## What you have to do
Give the data below again exactly as it stands. Omit the pictures.
-- START --
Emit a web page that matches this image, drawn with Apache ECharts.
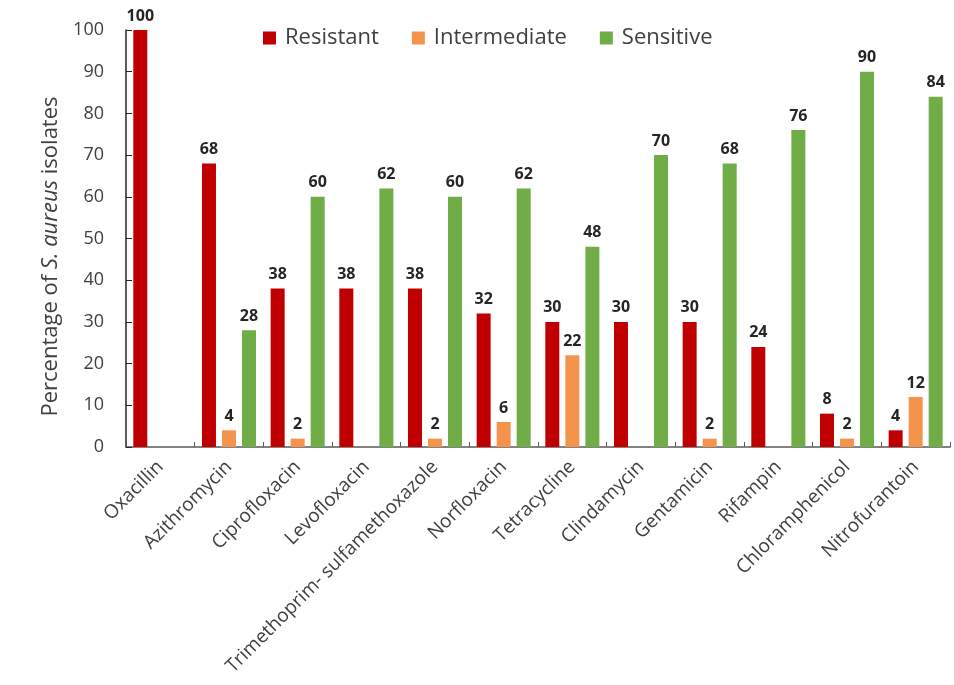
<!DOCTYPE html>
<html>
<head>
<meta charset="utf-8">
<script src="https://cdn.jsdelivr.net/npm/echarts@6/dist/echarts.min.js"></script>
<style>
  html, body { margin: 0; padding: 0; background: #fff; }
  #chart { width: 954px; height: 685px; }
</style>
</head>
<body>
<div id="chart"></div>
<script>
// Antimicrobial susceptibility of S. aureus isolates (%)
const antibiotics = ['Oxacillin', 'Azithromycin', 'Ciprofloxacin', 'Levofloxacin',
  'Trimethoprim- sulfamethoxazole', 'Norfloxacin', 'Tetracycline', 'Clindamycin',
  'Gentamicin', 'Rifampin', 'Chloramphenicol', 'Nitrofurantoin'];
const resistant    = [100, 68, 38, 38, 38, 32, 30, 30, 30, 24, 8, 4];
const intermediate = [0, 4, 2, 0, 2, 6, 22, 0, 2, 0, 2, 12];
const sensitive    = [0, 28, 60, 62, 60, 62, 48, 70, 68, 76, 90, 84];
const yTicks = [0, 10, 20, 30, 40, 50, 60, 70, 80, 90, 100];

const font = '"Open Sans", "Noto Sans", sans-serif';

function barSeries(name, values, color) {
  return {
    name: name,
    type: 'bar',
    data: values,
    barWidth: 14,
    barGap: '43%',
    itemStyle: { color: color },
    label: {
      show: true,
      position: 'top',
      distance: 6,
      fontFamily: font,
      fontWeight: 'bold',
      fontSize: 16,
      color: '#262626',
      // zero values carry no bar and no label
      formatter: p => (p.value ? String(p.value) : '')
    }
  };
}

const chart = echarts.init(document.getElementById('chart'), null, { renderer: 'canvas' });
chart.setOption({
  animation: false,
  backgroundColor: '#ffffff',
  textStyle: { fontFamily: font },
  legend: {
    top: 22,
    left: 258,
    itemWidth: 13,
    itemHeight: 13,
    itemGap: 33,
    icon: 'rect',
    textStyle: { fontFamily: font, fontSize: 22, color: '#404040', padding: [0, 0, 0, 4] },
    data: ['Resistant', 'Intermediate', 'Sensitive']
  },
  grid: { left: 126, right: 4, top: 30, bottom: 238, containLabel: false },
  xAxis: {
    type: 'category',
    data: antibiotics,
    axisLine: { lineStyle: { color: '#595959', width: 1.5 } },
    axisTick: { show: true, inside: true, length: 5, lineStyle: { color: '#595959' } },
    axisLabel: {
      rotate: 45,
      interval: 0,
      margin: 17,
      fontFamily: font,
      fontSize: 19,
      color: '#404040'
    }
  },
  yAxis: {
    type: 'value',
    min: yTicks[0],
    max: yTicks[yTicks.length - 1],
    interval: 10,
    splitLine: { show: false },
    axisLine: { show: true, lineStyle: { color: '#262626', width: 1.5 } },
    axisTick: { show: true, inside: true, length: 6, lineStyle: { color: '#262626' } },
    axisLabel: { fontFamily: font, fontSize: 18, color: '#404040', margin: 22 },
    name: 'Percentage of {i|S. aureus} isolates',
    nameLocation: 'middle',
    nameGap: 59,
    nameRotate: 90,
    nameTextStyle: {
      fontFamily: font,
      fontSize: 22,
      color: '#404040',
      padding: [0, 36, 0, 0],
      rich: {
        i: { fontFamily: font, fontSize: 22, fontStyle: 'italic', color: '#404040' }
      }
    }
  },
  series: [
    barSeries('Resistant', resistant, '#C00000'),
    barSeries('Intermediate', intermediate, '#F4934C'),
    barSeries('Sensitive', sensitive, '#70AD47')
  ]
});
</script>
</body>
</html>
-- END --
## Full response
Emit a web page that matches this image, drawn with Apache ECharts.
<!DOCTYPE html>
<html>
<head>
<meta charset="utf-8">
<script src="https://cdn.jsdelivr.net/npm/echarts@6/dist/echarts.min.js"></script>
<style>
  html, body { margin: 0; padding: 0; background: #fff; }
  #chart { width: 954px; height: 685px; }
</style>
</head>
<body>
<div id="chart"></div>
<script>
// Antimicrobial susceptibility of S. aureus isolates (%)
const antibiotics = ['Oxacillin', 'Azithromycin', 'Ciprofloxacin', 'Levofloxacin',
  'Trimethoprim- sulfamethoxazole', 'Norfloxacin', 'Tetracycline', 'Clindamycin',
  'Gentamicin', 'Rifampin', 'Chloramphenicol', 'Nitrofurantoin'];
const resistant    = [100, 68, 38, 38, 38, 32, 30, 30, 30, 24, 8, 4];
const intermediate = [0, 4, 2, 0, 2, 6, 22, 0, 2, 0, 2, 12];
const sensitive    = [0, 28, 60, 62, 60, 62, 48, 70, 68, 76, 90, 84];
const yTicks = [0, 10, 20, 30, 40, 50, 60, 70, 80, 90, 100];

const font = '"Open Sans", "Noto Sans", sans-serif';

function barSeries(name, values, color) {
  return {
    name: name,
    type: 'bar',
    data: values,
    barWidth: 14,
    barGap: '43%',
    itemStyle: { color: color },
    label: {
      show: true,
      position: 'top',
      distance: 6,
      fontFamily: font,
      fontWeight: 'bold',
      fontSize: 16,
      color: '#262626',
      // zero values carry no bar and no label
      formatter: p => (p.value ? String(p.value) : '')
    }
  };
}

const chart = echarts.init(document.getElementById('chart'), null, { renderer: 'canvas' });
chart.setOption({
  animation: false,
  backgroundColor: '#ffffff',
  textStyle: { fontFamily: font },
  legend: {
    top: 22,
    left: 258,
    itemWidth: 13,
    itemHeight: 13,
    itemGap: 33,
    icon: 'rect',
    textStyle: { fontFamily: font, fontSize: 22, color: '#404040', padding: [0, 0, 0, 4] },
    data: ['Resistant', 'Intermediate', 'Sensitive']
  },
  grid: { left: 126, right: 4, top: 30, bottom: 238, containLabel: false },
  xAxis: {
    type: 'category',
    data: antibiotics,
    axisLine: { lineStyle: { color: '#595959', width: 1.5 } },
    axisTick: { show: true, inside: true, length: 5, lineStyle: { color: '#595959' } },
    axisLabel: {
      rotate: 45,
      interval: 0,
      margin: 17,
      fontFamily: font,
      fontSize: 19,
      color: '#404040'
    }
  },
  yAxis: {
    type: 'value',
    min: yTicks[0],
    max: yTicks[yTicks.length - 1],
    interval: 10,
    splitLine: { show: false },
    axisLine: { show: true, lineStyle: { color: '#262626', width: 1.5 } },
    axisTick: { show: true, inside: true, length: 6, lineStyle: { color: '#262626' } },
    axisLabel: { fontFamily: font, fontSize: 18, color: '#404040', margin: 22 },
    name: 'Percentage of {i|S. aureus} isolates',
    nameLocation: 'middle',
    nameGap: 59,
    nameRotate: 90,
    nameTextStyle: {
      fontFamily: font,
      fontSize: 22,
      color: '#404040',
      padding: [0, 36, 0, 0],
      rich: {
        i: { fontFamily: font, fontSize: 22, fontStyle: 'italic', color: '#404040' }
      }
    }
  },
  series: [
    barSeries('Resistant', resistant, '#C00000'),
    barSeries('Intermediate', intermediate, '#F4934C'),
    barSeries('Sensitive', sensitive, '#70AD47')
  ]
});
</script>
</body>
</html>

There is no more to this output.